■ Task objective:
Pull each line containing "this" out of the data and copy it.

** Begin Data section **

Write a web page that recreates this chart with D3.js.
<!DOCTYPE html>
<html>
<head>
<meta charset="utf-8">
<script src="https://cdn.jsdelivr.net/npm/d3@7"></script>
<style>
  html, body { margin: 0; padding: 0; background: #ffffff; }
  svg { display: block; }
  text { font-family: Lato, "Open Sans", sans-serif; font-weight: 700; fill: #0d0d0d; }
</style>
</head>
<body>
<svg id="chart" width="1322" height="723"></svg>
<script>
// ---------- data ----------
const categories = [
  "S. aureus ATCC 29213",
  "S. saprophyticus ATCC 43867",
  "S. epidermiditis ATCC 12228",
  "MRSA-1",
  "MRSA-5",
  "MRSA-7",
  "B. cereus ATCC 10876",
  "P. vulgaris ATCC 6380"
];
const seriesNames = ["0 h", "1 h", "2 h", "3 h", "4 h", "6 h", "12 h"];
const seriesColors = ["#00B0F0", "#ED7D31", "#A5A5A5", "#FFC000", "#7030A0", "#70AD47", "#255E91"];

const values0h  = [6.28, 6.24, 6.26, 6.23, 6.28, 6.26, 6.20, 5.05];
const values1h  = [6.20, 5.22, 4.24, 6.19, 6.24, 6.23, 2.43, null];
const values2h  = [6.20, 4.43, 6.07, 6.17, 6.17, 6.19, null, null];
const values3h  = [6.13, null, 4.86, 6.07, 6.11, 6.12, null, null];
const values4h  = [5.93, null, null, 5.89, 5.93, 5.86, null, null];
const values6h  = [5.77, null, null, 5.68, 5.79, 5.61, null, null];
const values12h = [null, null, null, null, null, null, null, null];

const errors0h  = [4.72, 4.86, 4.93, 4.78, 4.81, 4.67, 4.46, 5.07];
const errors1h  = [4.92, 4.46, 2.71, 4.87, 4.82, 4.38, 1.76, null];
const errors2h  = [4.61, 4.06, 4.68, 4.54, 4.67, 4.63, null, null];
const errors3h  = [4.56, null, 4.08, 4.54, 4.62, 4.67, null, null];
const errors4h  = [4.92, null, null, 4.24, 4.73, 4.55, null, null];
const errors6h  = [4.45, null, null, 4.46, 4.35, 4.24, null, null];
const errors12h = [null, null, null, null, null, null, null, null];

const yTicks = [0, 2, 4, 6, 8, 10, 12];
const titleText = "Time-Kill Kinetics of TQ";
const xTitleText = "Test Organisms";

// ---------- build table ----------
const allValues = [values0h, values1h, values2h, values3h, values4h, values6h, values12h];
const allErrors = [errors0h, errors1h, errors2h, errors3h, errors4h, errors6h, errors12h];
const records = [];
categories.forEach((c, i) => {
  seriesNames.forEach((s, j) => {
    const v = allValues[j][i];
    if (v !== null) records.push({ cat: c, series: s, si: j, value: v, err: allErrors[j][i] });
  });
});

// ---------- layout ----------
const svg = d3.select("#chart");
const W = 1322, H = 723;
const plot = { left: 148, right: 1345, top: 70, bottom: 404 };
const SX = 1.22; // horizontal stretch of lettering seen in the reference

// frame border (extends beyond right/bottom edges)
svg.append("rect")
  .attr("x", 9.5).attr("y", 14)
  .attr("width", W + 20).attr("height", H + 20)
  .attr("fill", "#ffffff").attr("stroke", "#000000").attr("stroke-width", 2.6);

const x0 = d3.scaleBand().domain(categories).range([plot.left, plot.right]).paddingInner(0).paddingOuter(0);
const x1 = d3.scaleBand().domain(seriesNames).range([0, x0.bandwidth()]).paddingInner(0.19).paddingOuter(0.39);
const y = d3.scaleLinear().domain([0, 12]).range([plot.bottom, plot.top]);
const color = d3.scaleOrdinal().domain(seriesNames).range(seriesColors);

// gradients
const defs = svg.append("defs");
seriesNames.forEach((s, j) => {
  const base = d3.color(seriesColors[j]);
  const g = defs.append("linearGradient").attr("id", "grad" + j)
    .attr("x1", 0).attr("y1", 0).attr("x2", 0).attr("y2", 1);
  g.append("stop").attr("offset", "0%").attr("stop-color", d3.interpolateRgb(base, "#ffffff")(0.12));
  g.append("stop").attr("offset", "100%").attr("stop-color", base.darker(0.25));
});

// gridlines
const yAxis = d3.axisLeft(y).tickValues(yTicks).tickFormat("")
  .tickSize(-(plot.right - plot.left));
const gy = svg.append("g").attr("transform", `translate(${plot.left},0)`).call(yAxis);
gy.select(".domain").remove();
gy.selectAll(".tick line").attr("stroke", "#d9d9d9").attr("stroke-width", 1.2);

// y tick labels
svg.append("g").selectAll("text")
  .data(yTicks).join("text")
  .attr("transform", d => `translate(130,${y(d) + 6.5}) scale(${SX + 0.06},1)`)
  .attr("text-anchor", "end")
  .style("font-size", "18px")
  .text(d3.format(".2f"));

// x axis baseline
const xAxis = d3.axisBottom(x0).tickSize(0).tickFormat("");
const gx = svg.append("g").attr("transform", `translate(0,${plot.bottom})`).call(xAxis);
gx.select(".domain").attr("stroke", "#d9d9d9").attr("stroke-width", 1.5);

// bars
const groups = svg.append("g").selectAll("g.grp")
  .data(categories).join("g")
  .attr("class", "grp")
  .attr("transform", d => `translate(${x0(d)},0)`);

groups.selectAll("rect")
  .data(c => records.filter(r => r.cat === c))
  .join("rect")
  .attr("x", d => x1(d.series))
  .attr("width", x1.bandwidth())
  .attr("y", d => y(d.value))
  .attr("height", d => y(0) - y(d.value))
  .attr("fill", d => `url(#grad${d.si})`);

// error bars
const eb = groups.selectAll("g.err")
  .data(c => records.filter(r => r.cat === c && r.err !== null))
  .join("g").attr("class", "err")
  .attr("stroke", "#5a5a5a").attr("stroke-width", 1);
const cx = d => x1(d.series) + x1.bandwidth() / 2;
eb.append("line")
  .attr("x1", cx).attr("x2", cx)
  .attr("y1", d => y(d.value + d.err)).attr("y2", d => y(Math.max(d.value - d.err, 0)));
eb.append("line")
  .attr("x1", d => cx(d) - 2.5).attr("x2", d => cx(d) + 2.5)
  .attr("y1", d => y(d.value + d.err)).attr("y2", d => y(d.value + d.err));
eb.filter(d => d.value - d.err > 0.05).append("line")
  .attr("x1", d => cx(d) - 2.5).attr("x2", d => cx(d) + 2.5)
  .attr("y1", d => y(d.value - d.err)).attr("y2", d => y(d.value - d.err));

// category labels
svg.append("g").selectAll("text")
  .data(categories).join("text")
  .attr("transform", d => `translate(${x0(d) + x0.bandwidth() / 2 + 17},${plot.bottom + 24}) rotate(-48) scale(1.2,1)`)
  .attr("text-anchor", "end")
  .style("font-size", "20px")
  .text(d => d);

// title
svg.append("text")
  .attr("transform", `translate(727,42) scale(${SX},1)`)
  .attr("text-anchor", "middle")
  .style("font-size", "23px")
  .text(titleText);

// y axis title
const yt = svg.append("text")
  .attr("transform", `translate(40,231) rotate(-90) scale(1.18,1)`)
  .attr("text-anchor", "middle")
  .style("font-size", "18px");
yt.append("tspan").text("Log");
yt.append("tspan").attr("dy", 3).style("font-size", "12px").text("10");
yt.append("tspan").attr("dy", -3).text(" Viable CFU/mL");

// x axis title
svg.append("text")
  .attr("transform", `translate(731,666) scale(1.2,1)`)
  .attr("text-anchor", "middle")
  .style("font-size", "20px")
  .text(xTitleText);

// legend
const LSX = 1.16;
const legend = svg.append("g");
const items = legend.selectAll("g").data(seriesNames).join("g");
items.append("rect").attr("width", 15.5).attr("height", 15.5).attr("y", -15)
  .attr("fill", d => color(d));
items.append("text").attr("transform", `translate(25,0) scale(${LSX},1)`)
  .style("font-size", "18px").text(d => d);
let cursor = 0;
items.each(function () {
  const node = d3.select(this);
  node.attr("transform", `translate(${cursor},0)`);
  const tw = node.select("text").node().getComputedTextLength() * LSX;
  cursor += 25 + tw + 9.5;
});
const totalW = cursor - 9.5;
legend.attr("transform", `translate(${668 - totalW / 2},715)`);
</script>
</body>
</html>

** End Data section **

■ The result:
Write a web page that recreates this chart with D3.js.
  const node = d3.select(this);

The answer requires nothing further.